| Direction |
Count the lines below that contain the word "this" and give only the number.

| Source code of charts |
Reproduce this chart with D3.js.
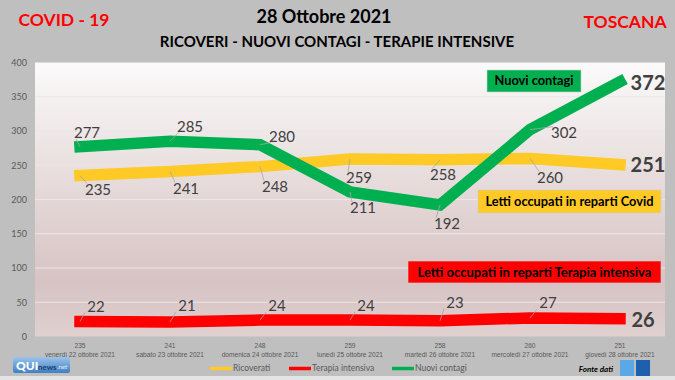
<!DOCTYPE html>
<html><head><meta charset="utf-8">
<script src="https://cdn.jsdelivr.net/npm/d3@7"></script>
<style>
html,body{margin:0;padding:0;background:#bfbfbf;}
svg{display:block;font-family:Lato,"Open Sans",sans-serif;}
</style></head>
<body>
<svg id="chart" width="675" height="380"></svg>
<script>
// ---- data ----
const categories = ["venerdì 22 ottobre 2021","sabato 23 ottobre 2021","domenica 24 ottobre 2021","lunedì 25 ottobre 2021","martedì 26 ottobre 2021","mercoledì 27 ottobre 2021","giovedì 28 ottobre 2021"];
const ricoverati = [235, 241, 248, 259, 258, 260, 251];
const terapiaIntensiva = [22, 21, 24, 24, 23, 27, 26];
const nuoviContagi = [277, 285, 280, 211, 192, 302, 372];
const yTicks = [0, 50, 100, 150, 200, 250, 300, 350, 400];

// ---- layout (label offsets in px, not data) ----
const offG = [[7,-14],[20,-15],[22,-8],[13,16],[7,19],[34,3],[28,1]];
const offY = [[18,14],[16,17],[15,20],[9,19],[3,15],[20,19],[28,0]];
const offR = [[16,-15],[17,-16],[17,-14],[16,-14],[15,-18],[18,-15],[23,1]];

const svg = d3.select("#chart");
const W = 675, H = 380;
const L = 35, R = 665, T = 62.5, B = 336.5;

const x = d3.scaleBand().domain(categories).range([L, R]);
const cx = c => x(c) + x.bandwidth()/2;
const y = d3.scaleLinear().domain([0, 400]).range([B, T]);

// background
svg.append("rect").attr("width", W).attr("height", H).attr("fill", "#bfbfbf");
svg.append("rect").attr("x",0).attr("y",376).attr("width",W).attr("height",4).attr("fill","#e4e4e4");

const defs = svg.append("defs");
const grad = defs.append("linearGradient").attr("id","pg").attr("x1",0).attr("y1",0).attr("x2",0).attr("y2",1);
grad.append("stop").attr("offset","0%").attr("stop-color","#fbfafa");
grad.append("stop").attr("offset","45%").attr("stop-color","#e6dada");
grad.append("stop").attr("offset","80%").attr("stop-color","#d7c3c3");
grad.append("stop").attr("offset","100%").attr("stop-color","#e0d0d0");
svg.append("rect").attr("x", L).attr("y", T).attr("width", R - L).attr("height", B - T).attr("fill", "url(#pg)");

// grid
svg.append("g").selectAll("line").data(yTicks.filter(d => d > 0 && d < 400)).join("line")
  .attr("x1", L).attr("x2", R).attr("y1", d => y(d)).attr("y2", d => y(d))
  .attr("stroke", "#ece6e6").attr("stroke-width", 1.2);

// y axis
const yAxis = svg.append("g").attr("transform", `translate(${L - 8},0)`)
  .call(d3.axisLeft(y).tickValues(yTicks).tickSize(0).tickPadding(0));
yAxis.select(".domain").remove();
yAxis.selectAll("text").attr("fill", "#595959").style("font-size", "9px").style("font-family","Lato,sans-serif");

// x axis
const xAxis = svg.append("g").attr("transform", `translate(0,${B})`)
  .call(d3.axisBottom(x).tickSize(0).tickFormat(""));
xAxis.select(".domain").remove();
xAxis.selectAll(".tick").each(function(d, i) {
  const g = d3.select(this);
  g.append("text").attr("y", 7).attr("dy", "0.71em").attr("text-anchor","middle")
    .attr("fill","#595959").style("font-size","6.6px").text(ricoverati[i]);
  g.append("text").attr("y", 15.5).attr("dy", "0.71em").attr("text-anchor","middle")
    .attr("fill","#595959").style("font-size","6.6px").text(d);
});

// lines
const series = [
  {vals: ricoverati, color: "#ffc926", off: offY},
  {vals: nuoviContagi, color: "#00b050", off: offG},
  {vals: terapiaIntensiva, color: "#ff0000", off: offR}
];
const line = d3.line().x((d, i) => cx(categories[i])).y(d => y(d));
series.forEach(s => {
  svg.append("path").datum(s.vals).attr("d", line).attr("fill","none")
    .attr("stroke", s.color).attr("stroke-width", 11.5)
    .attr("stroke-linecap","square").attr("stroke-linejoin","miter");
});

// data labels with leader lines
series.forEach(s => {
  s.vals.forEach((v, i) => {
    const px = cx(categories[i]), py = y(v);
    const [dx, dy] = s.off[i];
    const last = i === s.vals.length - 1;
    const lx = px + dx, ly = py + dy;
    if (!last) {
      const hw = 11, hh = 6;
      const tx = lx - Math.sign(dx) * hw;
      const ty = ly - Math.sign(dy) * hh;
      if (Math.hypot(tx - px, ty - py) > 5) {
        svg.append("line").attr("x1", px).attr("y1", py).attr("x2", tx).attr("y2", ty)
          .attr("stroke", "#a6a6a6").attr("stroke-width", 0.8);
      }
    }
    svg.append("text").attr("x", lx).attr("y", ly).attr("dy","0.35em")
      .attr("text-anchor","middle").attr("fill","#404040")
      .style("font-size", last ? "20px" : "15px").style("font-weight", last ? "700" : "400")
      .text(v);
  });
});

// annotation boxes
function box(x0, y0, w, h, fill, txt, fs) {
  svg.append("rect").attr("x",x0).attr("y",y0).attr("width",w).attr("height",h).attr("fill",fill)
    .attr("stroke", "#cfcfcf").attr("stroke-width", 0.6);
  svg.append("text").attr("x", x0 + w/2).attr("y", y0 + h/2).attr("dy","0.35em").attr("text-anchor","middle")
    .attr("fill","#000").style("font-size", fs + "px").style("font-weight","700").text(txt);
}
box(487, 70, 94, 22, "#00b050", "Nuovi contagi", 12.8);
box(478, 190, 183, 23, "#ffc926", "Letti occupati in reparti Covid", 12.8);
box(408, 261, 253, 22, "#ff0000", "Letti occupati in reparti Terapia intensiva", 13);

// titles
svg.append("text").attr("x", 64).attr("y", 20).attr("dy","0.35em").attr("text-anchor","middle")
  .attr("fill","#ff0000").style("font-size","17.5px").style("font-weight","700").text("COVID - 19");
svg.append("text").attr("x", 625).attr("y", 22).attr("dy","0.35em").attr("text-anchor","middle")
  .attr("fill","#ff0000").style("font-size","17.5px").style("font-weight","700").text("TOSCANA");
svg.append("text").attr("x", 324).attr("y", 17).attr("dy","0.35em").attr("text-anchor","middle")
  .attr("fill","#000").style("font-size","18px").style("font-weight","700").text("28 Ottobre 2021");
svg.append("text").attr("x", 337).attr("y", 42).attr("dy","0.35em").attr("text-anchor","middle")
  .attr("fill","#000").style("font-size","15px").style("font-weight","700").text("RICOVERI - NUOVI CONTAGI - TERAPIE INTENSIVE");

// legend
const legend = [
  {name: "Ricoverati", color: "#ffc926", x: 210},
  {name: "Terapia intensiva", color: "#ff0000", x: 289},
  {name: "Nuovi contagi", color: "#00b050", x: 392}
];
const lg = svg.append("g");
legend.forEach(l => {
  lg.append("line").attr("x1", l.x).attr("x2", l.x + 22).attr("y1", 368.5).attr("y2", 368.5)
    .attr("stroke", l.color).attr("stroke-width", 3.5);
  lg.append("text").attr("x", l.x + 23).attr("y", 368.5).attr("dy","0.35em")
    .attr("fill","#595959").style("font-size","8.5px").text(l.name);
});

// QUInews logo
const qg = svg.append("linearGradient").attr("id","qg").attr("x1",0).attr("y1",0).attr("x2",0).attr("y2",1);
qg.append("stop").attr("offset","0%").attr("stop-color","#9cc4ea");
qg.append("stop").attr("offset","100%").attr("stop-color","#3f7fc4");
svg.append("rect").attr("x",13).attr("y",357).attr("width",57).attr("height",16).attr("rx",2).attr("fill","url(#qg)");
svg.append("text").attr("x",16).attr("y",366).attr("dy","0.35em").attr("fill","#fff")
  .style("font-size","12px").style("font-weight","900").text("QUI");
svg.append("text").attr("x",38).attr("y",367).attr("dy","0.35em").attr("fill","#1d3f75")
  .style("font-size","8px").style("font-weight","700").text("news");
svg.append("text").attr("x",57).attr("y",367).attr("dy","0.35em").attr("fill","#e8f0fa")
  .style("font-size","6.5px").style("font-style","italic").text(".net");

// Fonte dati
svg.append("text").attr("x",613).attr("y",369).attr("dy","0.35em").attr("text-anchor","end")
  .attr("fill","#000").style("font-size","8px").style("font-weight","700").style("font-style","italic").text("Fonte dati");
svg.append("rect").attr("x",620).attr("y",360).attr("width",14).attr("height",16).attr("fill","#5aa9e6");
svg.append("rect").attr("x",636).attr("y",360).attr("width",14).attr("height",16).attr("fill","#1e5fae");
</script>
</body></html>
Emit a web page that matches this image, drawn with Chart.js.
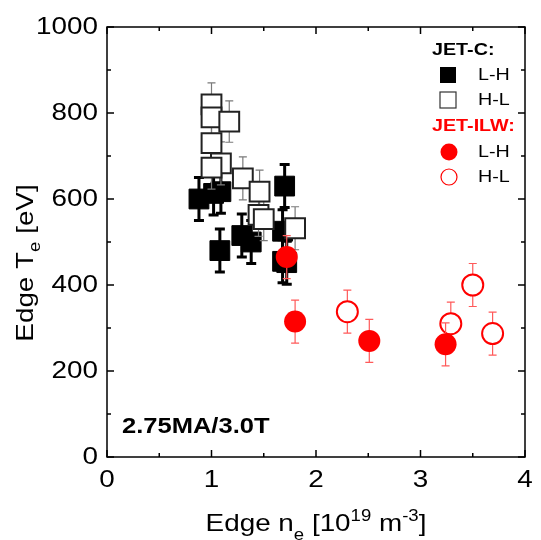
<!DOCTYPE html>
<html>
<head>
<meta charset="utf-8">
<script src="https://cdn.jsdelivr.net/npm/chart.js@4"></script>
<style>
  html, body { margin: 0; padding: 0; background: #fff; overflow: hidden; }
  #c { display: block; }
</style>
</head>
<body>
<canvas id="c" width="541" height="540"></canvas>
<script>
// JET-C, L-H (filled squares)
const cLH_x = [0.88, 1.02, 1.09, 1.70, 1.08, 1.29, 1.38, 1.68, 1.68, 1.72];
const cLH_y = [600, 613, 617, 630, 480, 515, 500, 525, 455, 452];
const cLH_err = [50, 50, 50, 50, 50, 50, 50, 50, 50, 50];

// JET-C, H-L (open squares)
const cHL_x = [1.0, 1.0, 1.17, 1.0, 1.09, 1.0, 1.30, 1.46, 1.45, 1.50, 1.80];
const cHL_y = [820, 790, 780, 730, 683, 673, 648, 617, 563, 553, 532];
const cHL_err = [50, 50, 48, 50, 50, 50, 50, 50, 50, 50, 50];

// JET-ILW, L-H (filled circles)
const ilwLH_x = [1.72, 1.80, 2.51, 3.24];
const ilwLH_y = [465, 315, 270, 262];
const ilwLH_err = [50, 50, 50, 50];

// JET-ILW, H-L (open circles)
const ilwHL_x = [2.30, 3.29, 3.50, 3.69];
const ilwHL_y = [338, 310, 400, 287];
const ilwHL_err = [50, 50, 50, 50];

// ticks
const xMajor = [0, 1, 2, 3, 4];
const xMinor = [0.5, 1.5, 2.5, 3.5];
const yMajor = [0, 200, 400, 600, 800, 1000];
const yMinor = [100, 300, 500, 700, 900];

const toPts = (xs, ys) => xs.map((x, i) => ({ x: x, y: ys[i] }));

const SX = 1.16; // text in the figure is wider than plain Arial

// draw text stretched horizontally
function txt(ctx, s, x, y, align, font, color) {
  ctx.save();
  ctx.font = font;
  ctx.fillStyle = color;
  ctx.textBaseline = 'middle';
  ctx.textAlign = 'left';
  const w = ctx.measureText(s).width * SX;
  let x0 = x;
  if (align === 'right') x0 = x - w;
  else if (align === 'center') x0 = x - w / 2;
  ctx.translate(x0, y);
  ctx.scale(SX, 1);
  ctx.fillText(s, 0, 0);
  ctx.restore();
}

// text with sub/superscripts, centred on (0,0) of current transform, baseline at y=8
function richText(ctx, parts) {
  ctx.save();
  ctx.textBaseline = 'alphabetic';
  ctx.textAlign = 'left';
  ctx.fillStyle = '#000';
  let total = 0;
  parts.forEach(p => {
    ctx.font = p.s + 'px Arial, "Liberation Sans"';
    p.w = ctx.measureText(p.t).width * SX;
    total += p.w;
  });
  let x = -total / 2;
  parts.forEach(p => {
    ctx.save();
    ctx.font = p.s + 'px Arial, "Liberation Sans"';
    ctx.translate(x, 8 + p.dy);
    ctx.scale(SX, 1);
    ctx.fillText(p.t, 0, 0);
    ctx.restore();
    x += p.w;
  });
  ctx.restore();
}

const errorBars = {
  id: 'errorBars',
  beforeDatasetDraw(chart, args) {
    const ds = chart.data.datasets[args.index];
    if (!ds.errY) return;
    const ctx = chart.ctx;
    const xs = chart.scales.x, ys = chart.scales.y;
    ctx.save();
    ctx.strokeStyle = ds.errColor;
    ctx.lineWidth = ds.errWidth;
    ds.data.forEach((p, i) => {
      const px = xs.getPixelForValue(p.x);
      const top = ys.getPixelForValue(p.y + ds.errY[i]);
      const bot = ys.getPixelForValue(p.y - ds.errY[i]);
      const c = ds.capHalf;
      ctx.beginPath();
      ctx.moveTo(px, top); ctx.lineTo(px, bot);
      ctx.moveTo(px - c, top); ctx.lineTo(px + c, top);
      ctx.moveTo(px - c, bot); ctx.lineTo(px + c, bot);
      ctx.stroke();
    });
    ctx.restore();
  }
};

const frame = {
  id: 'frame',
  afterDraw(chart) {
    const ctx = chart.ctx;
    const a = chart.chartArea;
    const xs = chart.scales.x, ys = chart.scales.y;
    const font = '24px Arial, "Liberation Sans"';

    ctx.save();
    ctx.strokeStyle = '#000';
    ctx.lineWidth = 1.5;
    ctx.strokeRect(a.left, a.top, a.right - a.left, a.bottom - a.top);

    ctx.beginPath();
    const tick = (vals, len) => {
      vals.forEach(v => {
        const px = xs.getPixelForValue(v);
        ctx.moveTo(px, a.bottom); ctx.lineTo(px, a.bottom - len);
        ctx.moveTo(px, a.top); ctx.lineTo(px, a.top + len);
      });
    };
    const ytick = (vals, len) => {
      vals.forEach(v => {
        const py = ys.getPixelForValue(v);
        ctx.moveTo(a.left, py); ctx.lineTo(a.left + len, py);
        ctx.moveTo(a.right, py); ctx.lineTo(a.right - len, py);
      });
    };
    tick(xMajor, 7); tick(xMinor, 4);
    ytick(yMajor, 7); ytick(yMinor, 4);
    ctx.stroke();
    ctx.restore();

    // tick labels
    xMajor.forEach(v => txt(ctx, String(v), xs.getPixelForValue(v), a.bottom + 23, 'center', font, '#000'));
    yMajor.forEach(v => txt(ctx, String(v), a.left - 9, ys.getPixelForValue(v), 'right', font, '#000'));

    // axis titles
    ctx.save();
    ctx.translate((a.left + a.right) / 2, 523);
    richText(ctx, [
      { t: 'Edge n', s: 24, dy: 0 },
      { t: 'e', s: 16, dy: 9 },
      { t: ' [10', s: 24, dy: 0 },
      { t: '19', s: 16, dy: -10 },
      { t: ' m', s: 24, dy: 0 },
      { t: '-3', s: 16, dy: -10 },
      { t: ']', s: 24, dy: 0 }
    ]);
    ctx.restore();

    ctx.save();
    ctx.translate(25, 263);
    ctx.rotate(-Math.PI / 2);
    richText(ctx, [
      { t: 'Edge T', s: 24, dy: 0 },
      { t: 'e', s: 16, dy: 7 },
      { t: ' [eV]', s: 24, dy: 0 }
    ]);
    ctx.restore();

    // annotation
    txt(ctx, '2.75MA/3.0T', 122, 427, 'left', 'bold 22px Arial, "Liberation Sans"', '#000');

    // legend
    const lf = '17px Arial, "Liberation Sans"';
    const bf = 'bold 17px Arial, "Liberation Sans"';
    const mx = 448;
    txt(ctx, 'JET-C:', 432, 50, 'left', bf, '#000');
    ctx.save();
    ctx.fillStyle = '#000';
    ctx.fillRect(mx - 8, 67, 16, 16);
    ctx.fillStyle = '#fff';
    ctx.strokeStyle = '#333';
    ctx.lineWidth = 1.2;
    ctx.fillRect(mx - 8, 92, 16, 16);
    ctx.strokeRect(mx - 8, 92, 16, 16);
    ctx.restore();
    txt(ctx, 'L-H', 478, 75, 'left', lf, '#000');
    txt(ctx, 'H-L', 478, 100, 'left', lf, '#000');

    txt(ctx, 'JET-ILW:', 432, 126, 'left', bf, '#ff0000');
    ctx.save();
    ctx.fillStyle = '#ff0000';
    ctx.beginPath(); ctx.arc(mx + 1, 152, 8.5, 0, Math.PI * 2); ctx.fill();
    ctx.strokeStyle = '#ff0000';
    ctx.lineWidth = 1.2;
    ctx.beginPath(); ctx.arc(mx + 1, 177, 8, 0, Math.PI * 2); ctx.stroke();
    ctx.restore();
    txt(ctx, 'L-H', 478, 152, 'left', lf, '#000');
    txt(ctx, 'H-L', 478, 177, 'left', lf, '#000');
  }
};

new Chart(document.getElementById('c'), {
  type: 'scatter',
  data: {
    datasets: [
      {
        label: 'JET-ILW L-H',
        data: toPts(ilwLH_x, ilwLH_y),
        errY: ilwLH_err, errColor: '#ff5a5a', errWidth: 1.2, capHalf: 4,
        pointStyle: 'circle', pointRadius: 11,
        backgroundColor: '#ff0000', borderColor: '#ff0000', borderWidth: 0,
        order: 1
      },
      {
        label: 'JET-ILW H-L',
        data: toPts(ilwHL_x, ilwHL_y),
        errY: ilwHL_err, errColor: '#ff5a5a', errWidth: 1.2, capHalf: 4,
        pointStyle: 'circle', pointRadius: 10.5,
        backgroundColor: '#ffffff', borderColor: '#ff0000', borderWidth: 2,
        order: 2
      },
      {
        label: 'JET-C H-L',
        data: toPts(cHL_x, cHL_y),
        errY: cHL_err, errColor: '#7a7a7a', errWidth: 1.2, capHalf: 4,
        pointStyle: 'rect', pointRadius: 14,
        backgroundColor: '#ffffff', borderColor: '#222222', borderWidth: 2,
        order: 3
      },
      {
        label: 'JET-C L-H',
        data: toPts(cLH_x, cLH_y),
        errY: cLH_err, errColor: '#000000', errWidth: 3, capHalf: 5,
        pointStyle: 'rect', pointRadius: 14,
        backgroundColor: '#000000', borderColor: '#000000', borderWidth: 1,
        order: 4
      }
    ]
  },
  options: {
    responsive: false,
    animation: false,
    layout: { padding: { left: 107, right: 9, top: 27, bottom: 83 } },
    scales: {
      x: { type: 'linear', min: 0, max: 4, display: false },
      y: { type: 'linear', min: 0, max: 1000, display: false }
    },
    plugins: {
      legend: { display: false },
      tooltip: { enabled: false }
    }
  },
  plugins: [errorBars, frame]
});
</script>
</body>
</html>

| Output |
3